Each day at work, I'm faced with a task...
usually given by some sort of ass.
Forced to pretend and don my happy mask
When all I'm wishing for is a nip from my flask.
Of course, that could be because I'm a big drunk
But it could also just be that I'm sick of this junk.
Some others say I might be harboring rage,
To them I'd agree, it's not just a stage.
For now, I admit that I'm really just joking
To avoid seeing colleagues I'd like to be choking.
That being said, it's efforts like this...
Horrible poetry allows me some bliss.
I have a job and for that I am glad,
Cause really, seriously, this job ain't that bad.
Wow, it has been a really, really long time since I've posted anything of substance on this page. I wonder why that is?
It could be because my life is so super awesome right now that I have no time to report back on the said awesomeness because things are JUST SO AWESOME! Or, it could be that I am just a big old lazy person who hasn't really thought about this page for a while, and no, those two brief posts in March don't really count. I'd like to pretend that I'm going to make more of an effort to update, but I'm attempting not to make more promises that I can't keep.

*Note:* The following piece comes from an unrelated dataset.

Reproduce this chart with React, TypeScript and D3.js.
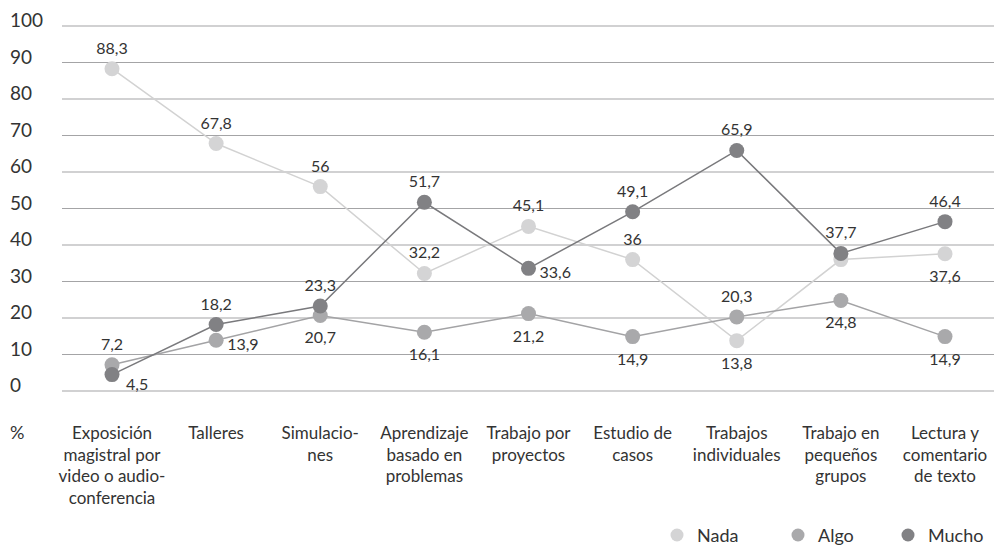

So, for now, I'll post the following start to a story I'm working on:
I still remember that first night, sitting there, not knowing what you were thinking. Did you want me? Did I even know what I wanted? Breathing you in I was sure I was crazy, my breath catching on every glance from you. How could being in your orbit affect me so much when no one had done so in the past? All I knew was that there was this unstoppable force within me willing something to happen. Silently praying it into existence. Not knowing what would become of this attraction, but knowing that nothing was more important than spending every moment with you.
In light of equal opportunity, this week...the women. Who you got?
Chelsea Handler
Sarah Shahi
Tina Fey
Jennifer Beals
Eliza Dushku
I'm so very sorry I have been gone for a super, super long time and now that I have returned, I don't really have anything exciting to say.
So, I'll put a question out there. My roommate and I were putting a different spin on our top 5 man list to note which top 5 you have right now based on movies/TV/media that you've seen this week.
Here are mine:
Alec Baldwin
David Boreanaz
James Lafferty
Kyle Chandler
Bret Harrison
Anyone else?
To laugh often and much; to win the respect of intelligent people and the affection of children; to earn the appreciation of honest critics and endure the betrayal of false friends; to appreciate beauty; to find the best in others; to leave the world a bit better, whether by a healthy child, a garden patch or a redeemed social condition; to know even one life has breathed easier because you have lived. This is to have succeeded.
-Ralph Waldo Emerson
It's finally official. I've been watching too much televsion (mainly in the form of DVDs). So much so that it has bled into my subconscious.
Here's a list of some of the things I watched yesterday:
a couple of 90210's (season 2)
Burn Notice (4 episodes)
True Hollywood Story about a murderer (5 min)
Million Dollar Password with Neil Patrick Harris (10 min)
They all jumbled together in my brain to make me part of a show where Shannen Doherty AS Brenda Walsh and I had been burned secret agents who were forced to work as private investigators who got involved in a case with a serial killer which caused us to take refuge in Neil Patrick Harris' New York City house. Now, I'm not really sure where the NYC part comes into play, but still, you can see why this would be a concern. Although, now that I'm thinking about it, a mystery show with Shannen Doherty and Neil Patrick Harris might not be such a bad thing. I'd of course have to write myself in as well, b/c, well, I thought of the idea.